This November, Prince George's County voters will again have the opportunity to decide whether council members and the county executive should be allowed to serve more than two consecutive terms in office.
All nine County Council members voted July 23 to propose an amendment to the county's charter that would extend the time in office possible for council members and the executive from two to three consecutive four-year terms.
While term limits have been on the books in Howard County, in neighboring Montgomery County, neither the executive nor members of council are subject to term limits.
The ballot measure was proposed by Prince George's County's Charter Review Commission, a body appointed every four years by the council and county executive to take a fresh look at the county's charter. In its most recent report, the commission recommended extending term limits as an intermediary step to doing away with them altogether because the group thought they have outlived their usefulness and put the county at a strategic disadvantage, according to District 1 Council member Mary Lehman.
Lehman, who represents Laurel, said she voted to bring the charter question to the voters because she thinks an extra term could be helpful.
"Eight years does go by fast and I think there's an argument to be made that 12 years would allow more time to address some complex issues like land use, transportation and housing," she said. "It's a big, metropolitan region we have here with a lot of challenges."
Lehman added, however, she does not support a total elimination of term limits. She said she remembers when she was a child hearing her mother, a Prince George's County activist, complaining about career politicians.
"I don't want to see people serve 20 and 30 years," she said. "I don't want to serve 20 or 30 years."
Lehman said, "it's way too early to say whether I would even run again" if the measure passes.
This year's charter question is the third time in recent years term limits have been under scrutiny in the county.
In 1992, voters approved a citizen-led initiative to require term limits in the county in the midst of a strong, nationwide backlash against incumbents that year.
Then, in 2000, the council voted to revisit the issue, placing a measure on the ballot to repeal term limits. The effort failed by a wide margin.
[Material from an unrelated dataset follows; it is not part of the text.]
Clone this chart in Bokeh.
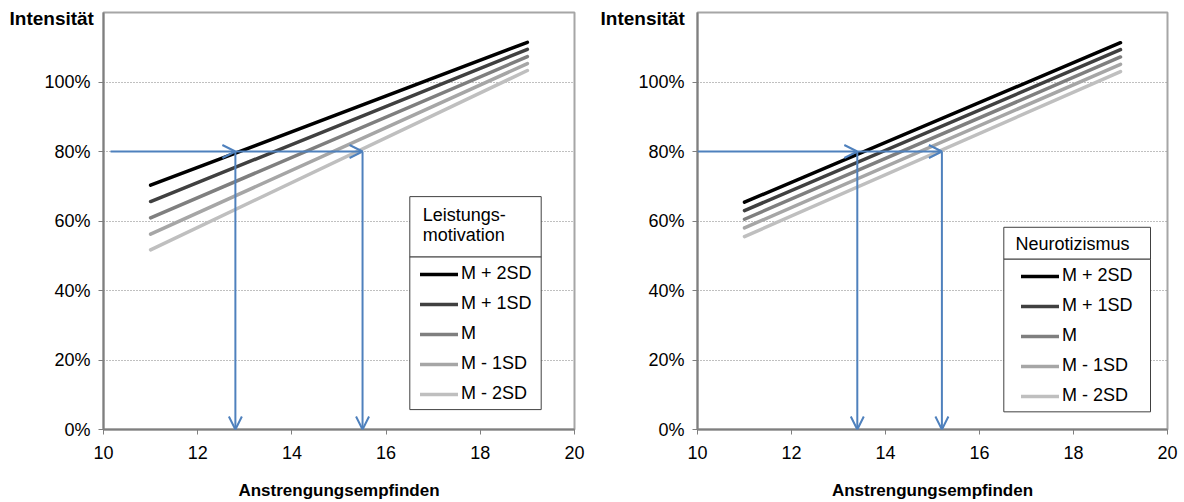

Former Council member Tom Dernoga was part of the 1992 citizens' group effort that got the successful term limits question on the ballot. He represented District 1 from 2002 to 2010 after being elected to replace Walter H. "Mike" Maloney, who died in office.
In Dernoga's view, term limits today are as important as ever.
"Prince George's County is a one-party system, so therefore you get very entrenched incumbents who it's literally impossible to unseat," Dernoga said.
He rejected the argument that the county was at a disadvantage compared with its neighbors.
"It's all the same arguments that we've heard from Day 1; nothing's changed," he said. "And what I would say is one of the county's most serious problems is the lack of government officials who have a sense of urgency. So when I hear elected officials say eight years isn't enough, I have things I have to finish – giving them another eight years is going to continue the lack of focus."
Voters will have a chance to decide for themselves in the Nov. 4 general election.